The Lord himself has given us a sign here below and in the heights of heaven, a sign that man did not ask for because he never dreamt that such a thing would be possible. A virgin was with a child and she bore a son who is called Emmanuel, which means “God with us.”

He came down to the earth here below in search of the sheep that was lost, the sheep that was in fact his own creature, and then ascended into the heights of heaven to offer to the Father and entrust to his care the human race that he had found again.

JESUS, THE FIRST-FRUITS OF THE RESURRECTION

The Lord himself became the first-fruits of the resurrection of mankind, and when its time of punishment for disobedience is over the rest of the body, to which the whole human race belongs, will rise from the grave as the head has done.
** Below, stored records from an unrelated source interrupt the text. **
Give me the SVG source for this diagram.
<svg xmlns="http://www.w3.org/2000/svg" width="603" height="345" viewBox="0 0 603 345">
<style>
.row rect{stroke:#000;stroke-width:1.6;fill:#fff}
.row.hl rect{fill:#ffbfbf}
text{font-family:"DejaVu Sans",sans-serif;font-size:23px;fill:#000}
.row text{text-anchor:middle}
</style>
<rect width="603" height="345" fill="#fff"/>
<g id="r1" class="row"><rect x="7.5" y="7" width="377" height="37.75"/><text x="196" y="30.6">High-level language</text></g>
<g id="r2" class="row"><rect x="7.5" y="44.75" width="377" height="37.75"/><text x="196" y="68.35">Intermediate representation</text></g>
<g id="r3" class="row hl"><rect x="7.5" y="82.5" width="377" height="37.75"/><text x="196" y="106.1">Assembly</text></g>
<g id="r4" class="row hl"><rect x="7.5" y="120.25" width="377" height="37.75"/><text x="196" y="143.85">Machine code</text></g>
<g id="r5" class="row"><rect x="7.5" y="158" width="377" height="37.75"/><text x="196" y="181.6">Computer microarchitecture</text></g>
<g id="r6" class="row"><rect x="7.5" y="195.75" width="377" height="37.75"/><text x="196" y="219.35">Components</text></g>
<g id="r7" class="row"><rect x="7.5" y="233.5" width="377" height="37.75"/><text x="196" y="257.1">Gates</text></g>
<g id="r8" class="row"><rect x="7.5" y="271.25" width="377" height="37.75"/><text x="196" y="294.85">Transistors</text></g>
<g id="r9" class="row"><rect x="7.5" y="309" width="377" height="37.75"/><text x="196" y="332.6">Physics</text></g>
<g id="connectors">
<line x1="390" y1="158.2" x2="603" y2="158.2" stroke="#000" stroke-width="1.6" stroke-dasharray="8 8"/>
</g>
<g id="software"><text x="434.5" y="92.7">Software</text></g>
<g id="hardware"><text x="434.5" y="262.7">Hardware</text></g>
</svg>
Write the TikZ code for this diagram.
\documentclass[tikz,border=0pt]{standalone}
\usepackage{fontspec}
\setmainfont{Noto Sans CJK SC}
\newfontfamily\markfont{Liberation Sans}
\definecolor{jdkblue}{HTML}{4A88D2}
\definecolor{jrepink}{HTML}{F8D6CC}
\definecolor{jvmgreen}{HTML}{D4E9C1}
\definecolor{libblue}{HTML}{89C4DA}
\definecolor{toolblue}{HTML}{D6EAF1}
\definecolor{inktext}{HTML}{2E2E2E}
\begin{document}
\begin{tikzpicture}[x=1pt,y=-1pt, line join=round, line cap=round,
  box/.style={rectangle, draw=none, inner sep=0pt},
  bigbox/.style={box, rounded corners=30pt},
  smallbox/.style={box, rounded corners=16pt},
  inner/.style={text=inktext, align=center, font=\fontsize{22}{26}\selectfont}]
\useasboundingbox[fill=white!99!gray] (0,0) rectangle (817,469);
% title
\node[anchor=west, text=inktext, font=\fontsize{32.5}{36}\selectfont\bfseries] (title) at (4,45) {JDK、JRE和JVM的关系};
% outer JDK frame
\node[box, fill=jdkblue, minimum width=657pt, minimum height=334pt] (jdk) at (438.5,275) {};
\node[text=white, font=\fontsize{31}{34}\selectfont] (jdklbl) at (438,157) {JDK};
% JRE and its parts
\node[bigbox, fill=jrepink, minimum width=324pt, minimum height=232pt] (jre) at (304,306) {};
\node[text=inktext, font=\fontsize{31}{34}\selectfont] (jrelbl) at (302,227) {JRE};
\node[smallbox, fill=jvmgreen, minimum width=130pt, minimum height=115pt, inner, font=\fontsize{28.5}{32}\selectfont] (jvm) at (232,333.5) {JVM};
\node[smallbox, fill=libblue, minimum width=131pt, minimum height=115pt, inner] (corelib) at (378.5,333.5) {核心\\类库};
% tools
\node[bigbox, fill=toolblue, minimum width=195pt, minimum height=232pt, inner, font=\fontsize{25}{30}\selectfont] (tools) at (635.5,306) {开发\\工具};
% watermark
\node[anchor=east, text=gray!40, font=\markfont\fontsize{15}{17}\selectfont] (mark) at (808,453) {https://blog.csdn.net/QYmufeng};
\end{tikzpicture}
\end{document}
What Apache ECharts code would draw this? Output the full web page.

By God’s aid it will grow and be strengthened in all its joints and ligaments, each member having its own proper place in the body. There are many rooms in the Father’s house because the body has many members.

God bore with man patiently when he fell because he foresaw the victory that would be his through the Word. Weakness allowed strength its full play, and so revealed God’s kindness and great power.

St. Irenaeus was bishop of Lyons in what is now France in the last quarter of the 2nd century. This is an excerpt from his monumental work written about 185 AD, Against Heresies (Lib. 3, 19, 1.3–20,1; SC 34, 322).